Hi!
I retrieved single-cell data from GEO datasets (https://www.ncbi.nlm.nih.gov/geo/query/acc.cgi?acc=GSM3489183). The file format is .h5, produce by CellRanger V2.0 pipeline (10x Genomics). To open it and to have a look at the datasets inside, I used the following Python code:
import h5py
import pandas
import numpy
f = h5py.File('GSM3489183_IPF_01_filtered_gene_bc_matrices_h5.h5', 'r')
list(f.keys())
['GRCh38']
dset = f['GRCh38']
list(dset)
['barcodes', 'data', 'gene_names', 'genes', 'indices', 'indptr', 'shape']

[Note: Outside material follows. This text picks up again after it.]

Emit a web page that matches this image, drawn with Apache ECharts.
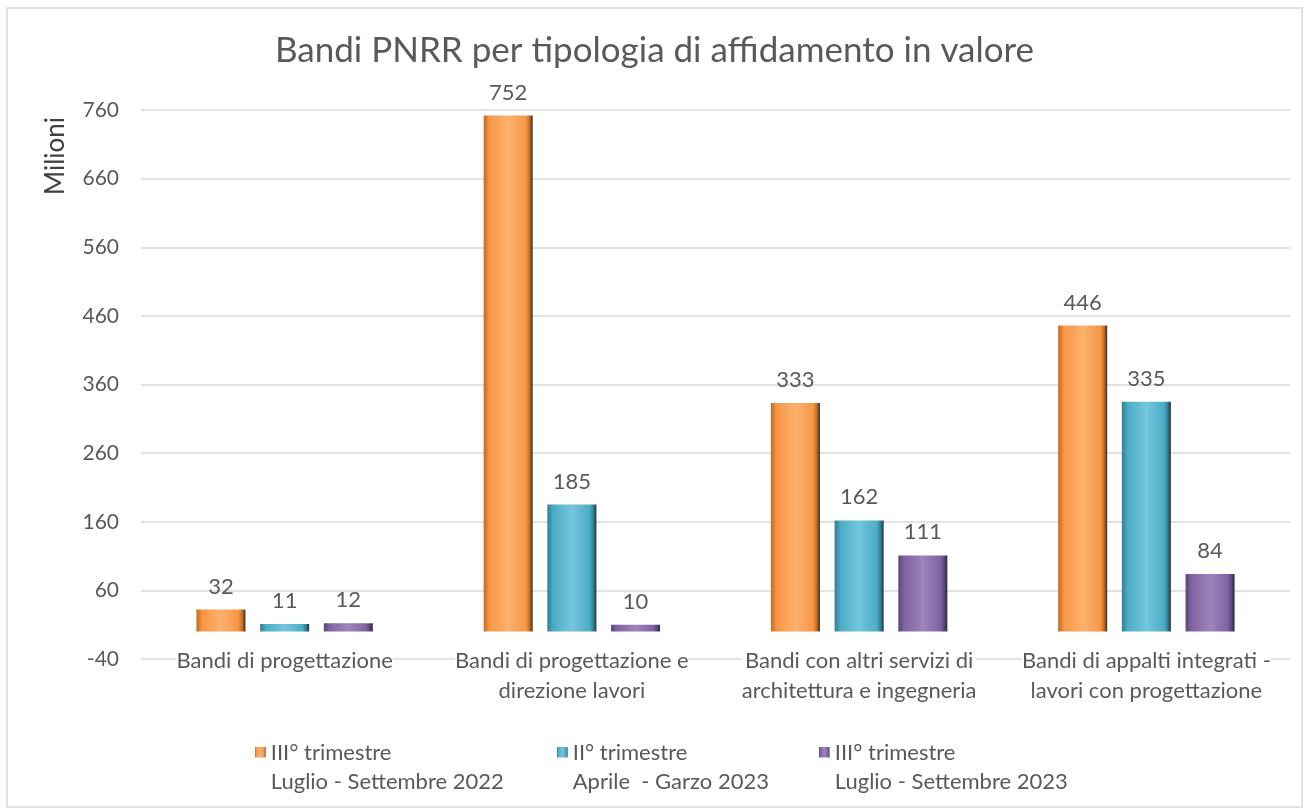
<!DOCTYPE html>
<html>
<head>
<meta charset="utf-8">
<script src="https://cdn.jsdelivr.net/npm/echarts@6/dist/echarts.min.js"></script>
<style>
html,body{margin:0;padding:0;background:#fff;}
#chart{width:1309px;height:809px;}
</style>
</head>
<body>
<div id="chart"></div>
<script>
/* Bandi PNRR per tipologia di affidamento in valore */

const categorie=[
    "Bandi di progettazione",
    "Bandi di progettazione e\ndirezione lavori",
    "Bandi con altri servizi di\narchitettura e ingegneria",
    "Bandi di appalti integrati -\nlavori con progettazione"
];

const nomiSerie=[
    "III° trimestre\nLuglio - Settembre 2022",
    "II° trimestre\nAprile  - Garzo 2023",
    "III° trimestre\nLuglio - Settembre 2023"
];

const valori2022T3=[32,752,333,446];
const valori2023T2=[11,185,162,335];
const valori2023T3=[12,10,111,84];

const assiY={min:-40,max:760,interval:100};

const FONT="Lato, 'Open Sans', sans-serif";
const GRIGIO="#595959";

function bevel(base,light,dark){
    return new echarts.graphic.LinearGradient(0,0,1,0,[
        {offset:0,color:dark},
        {offset:0.12,color:base},
        {offset:0.5,color:light},
        {offset:0.86,color:base},
        {offset:0.94,color:dark},
        {offset:1,color:"#2b2b2b"}
    ]);
}

const colori=[
    bevel("#F79646","#FBB26E","#C46A22"),
    bevel("#4BACC6","#74C6DC","#2C7F96"),
    bevel("#8064A2","#9C84BC","#5A447A")
];

const chart=echarts.init(document.getElementById("chart"));

const iconaLegenda="path://M0,0L10,0L10,10L0,10Z M0,38L0.01,38";

function serie(nome,dati,i){
    return {
        name:nome,
        type:"bar",
        data:dati,
        barWidth:49,
        barGap:"30%",
        itemStyle:{color:colori[i]},
        label:{
            show:true,
            position:"top",
            distance:12,
            color:GRIGIO,
            fontFamily:FONT,
            fontSize:22
        }
    };
}

function legenda(nome,left){
    return {
        data:[nome],
        left:left,
        top:733,
        icon:iconaLegenda,
        itemWidth:11,
        itemHeight:40,
        itemGap:3,
        textStyle:{
            color:GRIGIO,
            fontFamily:FONT,
            fontSize:22,
            lineHeight:29
        }
    };
}

const option={
    animation:false,
    title:{
        text:"Bandi PNRR per tipologia di affidamento in valore",
        left:"center",
        top:28,
        textStyle:{
            color:GRIGIO,
            fontFamily:FONT,
            fontSize:35,
            fontWeight:"normal"
        }
    },
    legend:[
        legenda(nomiSerie[0],250),
        legenda(nomiSerie[1],552),
        legenda(nomiSerie[2],814)
    ],
    grid:{
        left:141,
        right:19,
        top:110,
        bottom:150
    },
    xAxis:{
        type:"category",
        data:categorie,
        axisLine:{show:false},
        axisTick:{show:false},
        axisLabel:{
            color:GRIGIO,
            fontFamily:FONT,
            fontSize:22,
            lineHeight:30,
            margin:-13,
            backgroundColor:"#fff",
            interval:0
        }
    },
    yAxis:{
        type:"value",
        min:assiY.min,
        max:assiY.max,
        interval:assiY.interval,
        axisLine:{show:false},
        axisTick:{show:false},
        axisLabel:{
            color:GRIGIO,
            fontFamily:FONT,
            fontSize:21,
            margin:22
        },
        splitLine:{
            lineStyle:{color:"#D9D9D9",width:1.5}
        }
    },
    graphic:[
        {
            type:"rect",
            shape:{x:7,y:8,width:1295,height:799},
            style:{fill:null,stroke:"#D9D9D9",lineWidth:1.5},
            silent:true
        },
        {
            type:"text",
            x:56,
            y:156,
            rotation:Math.PI/2,
            style:{
                text:"Milioni",
                fill:"#404040",
                font:"26px "+FONT,
                align:"center",
                verticalAlign:"middle"
            }
        }
    ],
    series:[
        serie(nomiSerie[0],valori2022T3,0),
        serie(nomiSerie[1],valori2023T2,1),
        serie(nomiSerie[2],valori2023T3,2)
    ]
};

chart.setOption(option);
</script>
</body>
</html>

According to CellRanger manual, the dataset called 'data' should contain the Nonzero UMI counts in column-major order, The 'shape' dataset is a tuple of (# rows, # columns) indicating the matrix dimensions. Each of these datasets has 1 column. To see the relative data I used the code:
a = np.array(f['GRCh38/data'])
pd.DataFrame(a)
However, I don't see how I can retrieve, from this data, a table in which genes are rows and cells are columns. The 'data' datasets must be the expression data about each gene, in each cell, but since it is a 1-column dataset, I don't see how I can build a table with cells as columns with the relative data for each gene. Do you have experience with this type of file? Thank you in advance!